Major League Baseball and the Major League Player’s Association have reached agreement on an amendment to Rule 601 regarding Interference, Obstruction and Catcher Collisions. According to the MLB announcement, this amendment, specifically Rule 601(j), requires that a runner ‘make a bona fide attempt to reach and remain on the base’. It goes on to state that ‘runners may still initiate contact with the fielder as a consequence of an otherwise permissible slide. A runner will be specifically prohibited from changing his pathway to the base or utilizing a ‘roll block’ for the purpose of initiating contact with the fielder.’
This rule, will always be known as the Chase Utley Rule because it was initiated by Dodger Chase Utley’s slide into second base in Game 2 of the National League Championship Series last year which resulted in Ruben Tejada suffering a broken leg.
Utley was suspended for two games for the slide which was illegal under the old rule.
Under the new rule, not only would the runner from first be called out, the batter would be called out as well no matter whether the throw got there in time to get him or not. The rule as written before did not contain a provision for the batter being called out after a violation of this section in a double play situation but prohibited runners advancing after such violation.
There are four conditions that must be met for a slide to be a ‘bona fide attempt to reach and remain on the base’. These are;
1. The runner must begin the slide before reaching the base.
2. The runner must be able to and try to reach base with either his hand or foot.
3. The runner must be able to and try to remain on the base.
4. The runner must slide within reach of the base without changing his pathway for purposes of initiating contact with the fielder.
So, we have a new amendment to an old rule that is intended as MLBPA Executive Director Tony Clark said in his release ‘ to enhance player safety, reduce incidents of injury and do it in a way that respects and preserves the bona fide hustle plays that are integral to our game.’

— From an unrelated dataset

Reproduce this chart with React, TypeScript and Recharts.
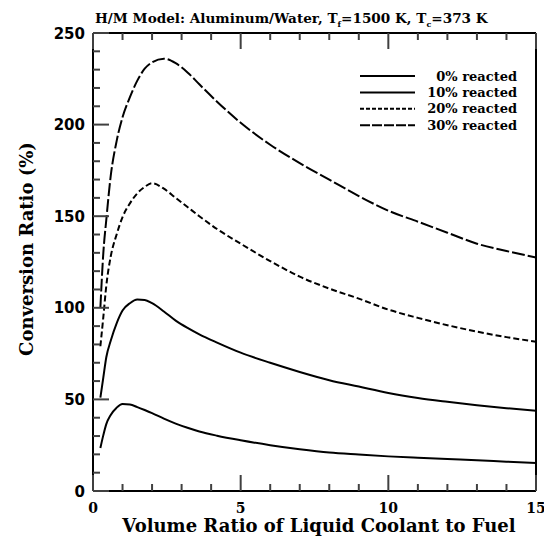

The goal of protecting the fielders from injury is commendable as is the idea that, if the runner illegally interferes with a throw trying to get another runner out, that that runner should be out as well. However, as in the case of Chase Utley’s slide, there was already a deterrent in place for such blatantly illegal and dangerous slide. He was suspended for two days.
The basic principle behind penalties for improper behavior, whether in baseball or society, is to deter and prevent future behavior of the same kind. If, in this case, the baseball hierarchy felt that that penalty would not deter such slides, perhaps a more severe penalty would work, rather than changing the rule. One proposal I heard was for a player who injures another in an illegal slide to be punished by suspension for the amount of time the injured player loses from play as a result of the injury.
This would make more sense to me than adding another, lengthy and somewhat confusing, section to rule 6.01 which was already nine pages long in a rule book which is 282 pages long. Why not just add a provision making the batter automatically out if interference is called in this situation.
Instead we get a completely new description, which basically reflects how the old rule was applied, with less room for a common sense interpretation of the rule. The only sensible addition to the old situation was the automatic out provision which, by itself, made sense.
After, or at the same time, deciding that they need to adopt an amendment to Rule 6.01 to enhance player safety, specifically the safety of middle infielders, those same geniuses decided to make the ‘neighborhood play’, reviewable by instant replay. The neighborhood play was allowed and not reviewable because it provided some degree of protection for the middle infielders in the same double play pivot situation.
So, on the one hand, we have a new rule protecting the infielders from collisions and, on the other hand, we have a new rule that keeps them closer to the bag and more susceptible to collision and injury.
New York Mets Manager Terry Collins, whose short stop was the victim in the Utley slide, had this to say about the new rule, ‘…now we’re making a decision on the neighborhood play that you’ve got to stay on the base. You know what that’s going to mean? Someone is going to get their clock cleaned.’
We live in a society where we are governed by politicians who think the solution to every problem is to throw a new law at it. That is often not the best way to deal with a problem. Baseball had probably changed more in the past five years than it did in the previous century and a half of its existence.
Enough with the laws and the lawyers. Let the players play the game as they have since it began. It is a game played by highly skilled, finely conditioned athletes who get bigger and faster every generation. You can make rules until the proverbial cows come home but you can’t take the danger out of the game.